> **Objective**
Find how many lines hold the word "this" and give that number only.

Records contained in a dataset
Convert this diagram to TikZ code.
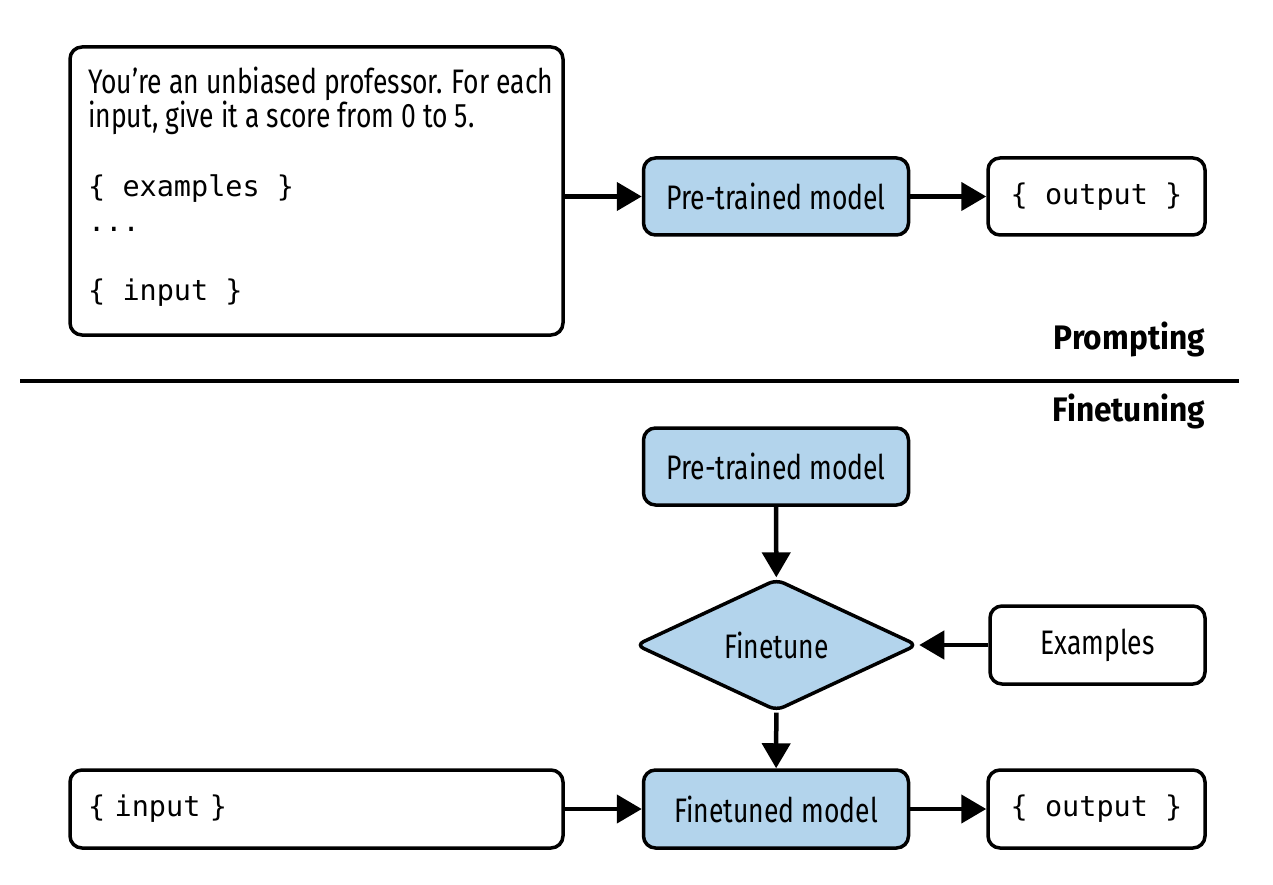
\documentclass[tikz,border=0pt]{standalone}
\usepackage{fontspec}
\setmainfont{Fira Sans}[FakeStretch=0.78]
\newfontfamily\headfam{Fira Sans}[FakeStretch=0.93]
\setmonofont{DejaVu Sans Mono}
\usetikzlibrary{arrows.meta,shapes.geometric}
\definecolor{boxblue}{HTML}{B3D4EC}
\begin{document}
\begin{tikzpicture}[x=1pt,y=-1pt,
  bodyfont/.style={font=\fontsize{34}{38}\selectfont},
  headfont/.style={font=\fontsize{34}{38}\selectfont\headfam\bfseries},
  monofont/.style={font=\fontsize{28.5}{32}\selectfont\ttfamily},
  box/.style={draw,line width=3.5pt,rounded corners=12pt,inner sep=0pt,bodyfont},
  bluebox/.style={box,fill=boxblue,minimum width=265pt,minimum height=77pt},
  whitebox/.style={box,fill=white,minimum width=217pt,minimum height=77pt},
  txt/.style={anchor=base west,inner sep=0pt},
  arr/.style={line width=4.5pt,-{Triangle[length=25pt,width=28pt]}}]
\useasboundingbox (0,0) rectangle (1273,885);
% Prompting
\node[box,minimum width=493pt,minimum height=288pt] (prompt) at (316.5,191) {};
\node[txt,bodyfont] (l1) at (88,94) {You’re an unbiased professor. For each};
\node[txt,bodyfont] (l2) at (88,128) {input, give it a score from 0 to 5.};
\node[txt,monofont] (l3) at (88,197) {\{ examples \}};
\node[txt,monofont] (l4) at (88,232) {...};
\node[txt,monofont] (l5) at (88,300) {\{ input \}};
\node[bluebox] (pt1) at (776,196.5) {Pre-trained model};
\node[whitebox,monofont] (out1) at (1096.5,196.5) {\{ output \}};
\draw[arr] (prompt.east |- pt1.west) -- (pt1.west);
\draw[arr] (pt1) -- (out1);
\node[anchor=base east,inner sep=0pt,headfont] (prompting) at (1205,349) {Prompting};
% divider
\coordinate (la) at (20,381);
\coordinate (lb) at (1239,381);
\draw[line width=3.5pt] (la) -- (lb);
% Finetuning
\node[anchor=base east,inner sep=0pt,headfont] (finetuning) at (1205,421) {Finetuning};
\node[bluebox] (pt2) at (776,466.5) {Pre-trained model};
\node[draw,line width=3.5pt,fill=boxblue,diamond,rounded corners=8pt,inner sep=0pt,
      minimum width=282pt,minimum height=132pt,bodyfont] (ft) at (776.5,645) {Finetune};
\node[whitebox,minimum width=215pt,minimum height=78pt] (ex) at (1097.5,645) {Examples};
\node[bluebox,minimum height=78pt] (fm) at (776,809) {Finetuned model};
\node[box,monofont,minimum width=493pt,minimum height=78pt,text width=457pt,align=left] (in2) at (316.5,809) {\{ input \}};
\node[whitebox,monofont,minimum height=78pt] (out2) at (1096.5,809) {\{ output \}};
\draw[arr] (pt2) -- (ft);
\draw[arr] (ex) -- (ft);
\draw[arr] (ft) -- (fm);
\draw[arr] (in2) -- (fm);
\draw[arr] (fm) -- (out2);
\end{tikzpicture}
\end{document}
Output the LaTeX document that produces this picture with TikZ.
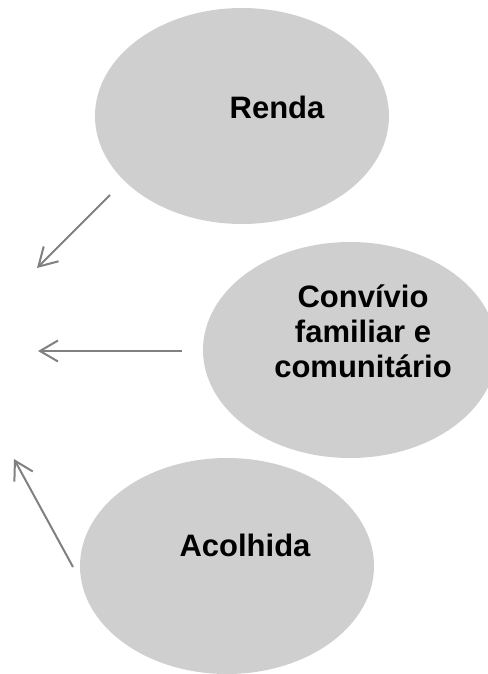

> **Problem solution**
2